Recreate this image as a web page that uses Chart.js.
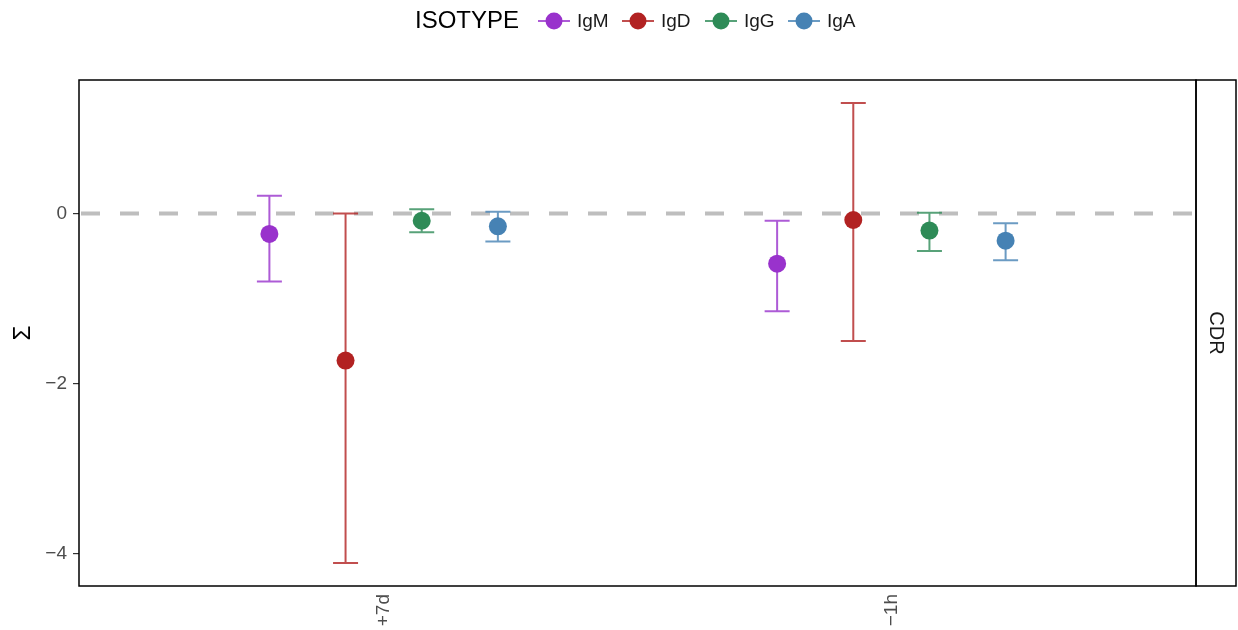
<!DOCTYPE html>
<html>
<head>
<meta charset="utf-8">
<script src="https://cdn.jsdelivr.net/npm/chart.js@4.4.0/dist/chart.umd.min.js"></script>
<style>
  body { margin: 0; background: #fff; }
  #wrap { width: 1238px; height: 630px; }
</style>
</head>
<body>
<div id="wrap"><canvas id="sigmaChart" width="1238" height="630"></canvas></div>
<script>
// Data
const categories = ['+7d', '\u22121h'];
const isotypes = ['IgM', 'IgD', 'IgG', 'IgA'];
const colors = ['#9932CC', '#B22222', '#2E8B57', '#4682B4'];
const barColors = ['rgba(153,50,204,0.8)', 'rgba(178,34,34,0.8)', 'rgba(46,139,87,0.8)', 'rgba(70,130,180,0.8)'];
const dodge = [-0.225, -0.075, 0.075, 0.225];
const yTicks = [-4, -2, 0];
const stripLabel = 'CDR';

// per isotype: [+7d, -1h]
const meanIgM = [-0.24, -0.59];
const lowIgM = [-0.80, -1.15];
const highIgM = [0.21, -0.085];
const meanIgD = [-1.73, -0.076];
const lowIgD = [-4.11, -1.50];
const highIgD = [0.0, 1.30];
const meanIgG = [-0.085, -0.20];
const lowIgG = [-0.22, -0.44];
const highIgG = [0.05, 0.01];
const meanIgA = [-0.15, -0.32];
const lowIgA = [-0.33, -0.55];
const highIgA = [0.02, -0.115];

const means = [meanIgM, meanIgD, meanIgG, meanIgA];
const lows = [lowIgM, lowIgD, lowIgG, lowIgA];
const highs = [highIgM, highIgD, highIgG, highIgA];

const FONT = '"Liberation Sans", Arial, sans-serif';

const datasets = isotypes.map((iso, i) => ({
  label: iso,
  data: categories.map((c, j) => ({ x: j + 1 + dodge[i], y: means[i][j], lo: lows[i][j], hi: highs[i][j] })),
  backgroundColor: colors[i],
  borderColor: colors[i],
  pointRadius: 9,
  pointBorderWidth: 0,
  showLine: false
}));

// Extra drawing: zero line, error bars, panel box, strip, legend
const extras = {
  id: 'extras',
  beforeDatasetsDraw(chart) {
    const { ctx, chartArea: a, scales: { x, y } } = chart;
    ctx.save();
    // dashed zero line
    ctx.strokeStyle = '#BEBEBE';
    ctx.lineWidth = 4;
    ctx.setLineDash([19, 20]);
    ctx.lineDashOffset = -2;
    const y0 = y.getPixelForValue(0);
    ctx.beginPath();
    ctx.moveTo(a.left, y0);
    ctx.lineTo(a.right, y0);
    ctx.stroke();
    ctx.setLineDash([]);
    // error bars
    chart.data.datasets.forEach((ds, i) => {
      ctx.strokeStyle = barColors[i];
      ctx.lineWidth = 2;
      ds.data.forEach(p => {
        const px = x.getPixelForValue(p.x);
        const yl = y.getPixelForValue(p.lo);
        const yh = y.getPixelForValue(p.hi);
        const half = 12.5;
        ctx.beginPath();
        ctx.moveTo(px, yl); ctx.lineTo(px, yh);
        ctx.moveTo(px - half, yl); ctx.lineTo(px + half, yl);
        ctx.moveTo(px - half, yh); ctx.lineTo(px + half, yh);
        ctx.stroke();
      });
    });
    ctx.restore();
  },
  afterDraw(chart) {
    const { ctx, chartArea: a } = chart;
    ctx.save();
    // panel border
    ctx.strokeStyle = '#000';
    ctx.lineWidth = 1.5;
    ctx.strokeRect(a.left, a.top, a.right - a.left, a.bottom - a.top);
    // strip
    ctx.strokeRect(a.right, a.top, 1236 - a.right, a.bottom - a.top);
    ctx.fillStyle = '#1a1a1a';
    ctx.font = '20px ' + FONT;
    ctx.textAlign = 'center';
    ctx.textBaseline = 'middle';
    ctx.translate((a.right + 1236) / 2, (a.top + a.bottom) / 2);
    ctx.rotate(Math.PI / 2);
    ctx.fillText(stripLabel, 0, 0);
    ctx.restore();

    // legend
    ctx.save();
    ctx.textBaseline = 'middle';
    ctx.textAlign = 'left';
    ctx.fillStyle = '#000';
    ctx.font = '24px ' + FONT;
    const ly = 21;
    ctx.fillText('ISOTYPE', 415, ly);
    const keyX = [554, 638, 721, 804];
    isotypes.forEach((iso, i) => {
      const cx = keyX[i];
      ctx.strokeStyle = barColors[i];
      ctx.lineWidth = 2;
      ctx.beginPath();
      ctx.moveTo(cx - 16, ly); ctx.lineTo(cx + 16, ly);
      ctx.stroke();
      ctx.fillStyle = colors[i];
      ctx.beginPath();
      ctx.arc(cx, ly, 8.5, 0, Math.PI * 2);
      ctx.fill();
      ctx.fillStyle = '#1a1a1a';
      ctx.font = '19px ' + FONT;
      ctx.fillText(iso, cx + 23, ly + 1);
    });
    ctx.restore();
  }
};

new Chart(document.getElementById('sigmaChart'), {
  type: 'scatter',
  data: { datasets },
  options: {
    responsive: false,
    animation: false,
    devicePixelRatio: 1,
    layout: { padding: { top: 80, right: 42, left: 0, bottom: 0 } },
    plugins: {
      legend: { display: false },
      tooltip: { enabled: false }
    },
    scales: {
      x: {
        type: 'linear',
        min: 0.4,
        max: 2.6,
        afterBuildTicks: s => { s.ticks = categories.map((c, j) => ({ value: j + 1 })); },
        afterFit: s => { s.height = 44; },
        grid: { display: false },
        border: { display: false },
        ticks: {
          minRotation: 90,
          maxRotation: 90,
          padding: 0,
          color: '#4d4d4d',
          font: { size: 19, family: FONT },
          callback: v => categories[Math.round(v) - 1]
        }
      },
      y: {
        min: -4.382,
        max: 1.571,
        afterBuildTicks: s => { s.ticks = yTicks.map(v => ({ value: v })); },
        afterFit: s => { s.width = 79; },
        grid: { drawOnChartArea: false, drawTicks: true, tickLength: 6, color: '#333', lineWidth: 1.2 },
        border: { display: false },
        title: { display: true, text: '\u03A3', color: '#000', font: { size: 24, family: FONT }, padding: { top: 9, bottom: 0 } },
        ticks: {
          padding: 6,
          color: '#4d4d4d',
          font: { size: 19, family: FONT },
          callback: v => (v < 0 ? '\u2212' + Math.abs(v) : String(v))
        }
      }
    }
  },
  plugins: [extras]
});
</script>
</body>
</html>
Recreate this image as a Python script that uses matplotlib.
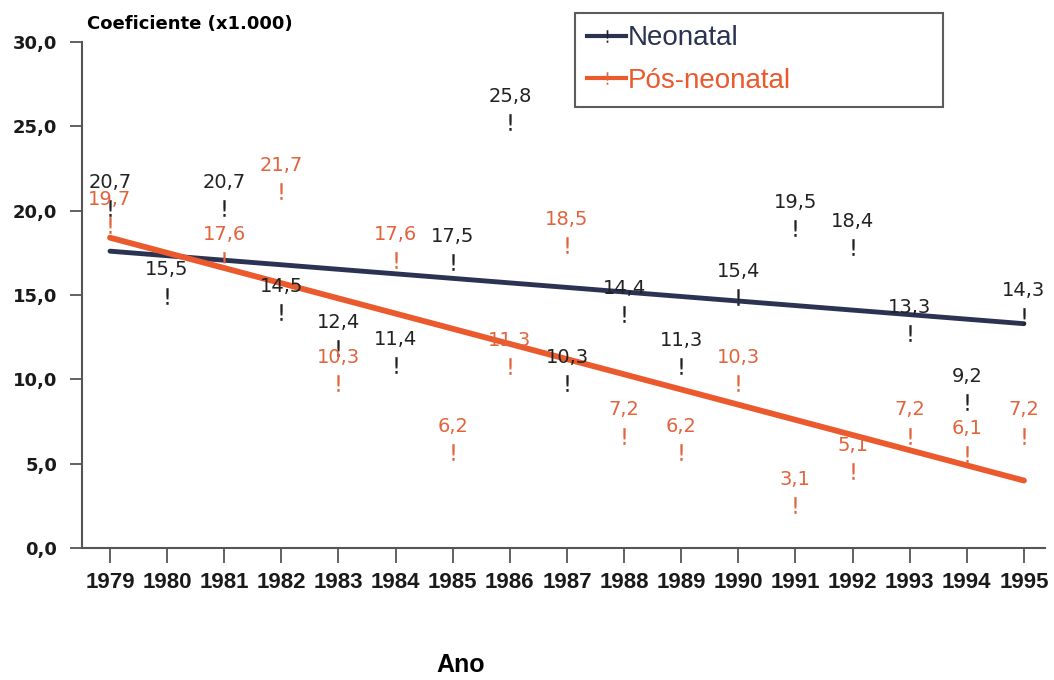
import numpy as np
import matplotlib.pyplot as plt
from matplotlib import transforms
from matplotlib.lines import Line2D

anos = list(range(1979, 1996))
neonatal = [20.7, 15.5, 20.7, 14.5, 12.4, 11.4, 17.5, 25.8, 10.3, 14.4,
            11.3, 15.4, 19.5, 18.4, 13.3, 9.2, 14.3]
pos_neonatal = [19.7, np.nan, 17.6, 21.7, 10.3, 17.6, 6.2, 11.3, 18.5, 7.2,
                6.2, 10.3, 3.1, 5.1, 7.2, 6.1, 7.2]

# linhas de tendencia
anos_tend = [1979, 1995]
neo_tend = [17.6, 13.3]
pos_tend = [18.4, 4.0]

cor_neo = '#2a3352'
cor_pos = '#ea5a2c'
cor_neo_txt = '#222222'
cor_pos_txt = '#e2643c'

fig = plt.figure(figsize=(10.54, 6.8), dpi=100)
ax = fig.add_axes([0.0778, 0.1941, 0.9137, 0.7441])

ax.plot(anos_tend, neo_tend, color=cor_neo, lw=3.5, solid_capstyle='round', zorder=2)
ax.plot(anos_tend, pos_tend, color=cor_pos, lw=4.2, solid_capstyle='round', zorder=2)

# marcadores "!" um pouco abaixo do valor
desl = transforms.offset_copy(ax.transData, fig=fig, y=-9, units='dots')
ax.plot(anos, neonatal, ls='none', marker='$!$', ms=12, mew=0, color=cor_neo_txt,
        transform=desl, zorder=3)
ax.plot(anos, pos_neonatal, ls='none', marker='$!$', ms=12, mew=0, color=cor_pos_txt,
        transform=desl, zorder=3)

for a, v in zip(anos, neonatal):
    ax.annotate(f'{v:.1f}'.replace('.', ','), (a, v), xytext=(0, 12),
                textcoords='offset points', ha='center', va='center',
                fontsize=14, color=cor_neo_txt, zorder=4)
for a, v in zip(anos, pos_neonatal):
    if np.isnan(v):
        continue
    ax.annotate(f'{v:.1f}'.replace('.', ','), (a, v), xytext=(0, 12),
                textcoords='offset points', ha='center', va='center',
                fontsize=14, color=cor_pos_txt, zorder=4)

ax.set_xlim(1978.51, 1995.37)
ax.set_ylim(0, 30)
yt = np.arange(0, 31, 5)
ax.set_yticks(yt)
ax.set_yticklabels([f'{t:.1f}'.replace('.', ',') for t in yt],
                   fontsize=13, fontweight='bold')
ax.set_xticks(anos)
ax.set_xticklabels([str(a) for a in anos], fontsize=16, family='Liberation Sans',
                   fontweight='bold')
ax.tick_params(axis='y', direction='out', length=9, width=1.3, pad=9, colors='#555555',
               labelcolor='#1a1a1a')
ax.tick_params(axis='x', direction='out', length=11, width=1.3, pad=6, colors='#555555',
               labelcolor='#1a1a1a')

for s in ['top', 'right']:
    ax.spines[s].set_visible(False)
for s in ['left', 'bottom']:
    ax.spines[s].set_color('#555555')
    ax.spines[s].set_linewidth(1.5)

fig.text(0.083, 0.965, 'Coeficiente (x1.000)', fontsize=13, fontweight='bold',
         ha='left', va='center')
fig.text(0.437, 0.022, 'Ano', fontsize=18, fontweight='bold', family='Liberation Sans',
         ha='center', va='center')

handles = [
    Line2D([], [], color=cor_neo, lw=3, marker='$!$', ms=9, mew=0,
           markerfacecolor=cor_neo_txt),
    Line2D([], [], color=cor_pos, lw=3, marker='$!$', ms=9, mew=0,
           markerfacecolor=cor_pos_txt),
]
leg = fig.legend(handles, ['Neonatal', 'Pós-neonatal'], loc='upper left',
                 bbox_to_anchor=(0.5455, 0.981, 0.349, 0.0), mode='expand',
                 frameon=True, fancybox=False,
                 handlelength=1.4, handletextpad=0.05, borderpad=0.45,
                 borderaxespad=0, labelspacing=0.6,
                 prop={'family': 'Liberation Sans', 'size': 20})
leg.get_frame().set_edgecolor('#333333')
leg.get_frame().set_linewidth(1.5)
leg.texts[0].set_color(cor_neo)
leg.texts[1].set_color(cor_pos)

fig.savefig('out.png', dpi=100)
☆ ☆ ☆ ☆ ☆ ☆ ☆
Aim of the exercise | Using the entries above, reproduce word for word only the lines from the one that contains "Recreate this image as a Python" to the one that contains "from matplotlib.lines import Line2D", both ends included, and drop every picture.

Result |
Recreate this image as a Python script that uses matplotlib.
import numpy as np
import matplotlib.pyplot as plt
from matplotlib import transforms
from matplotlib.lines import Line2D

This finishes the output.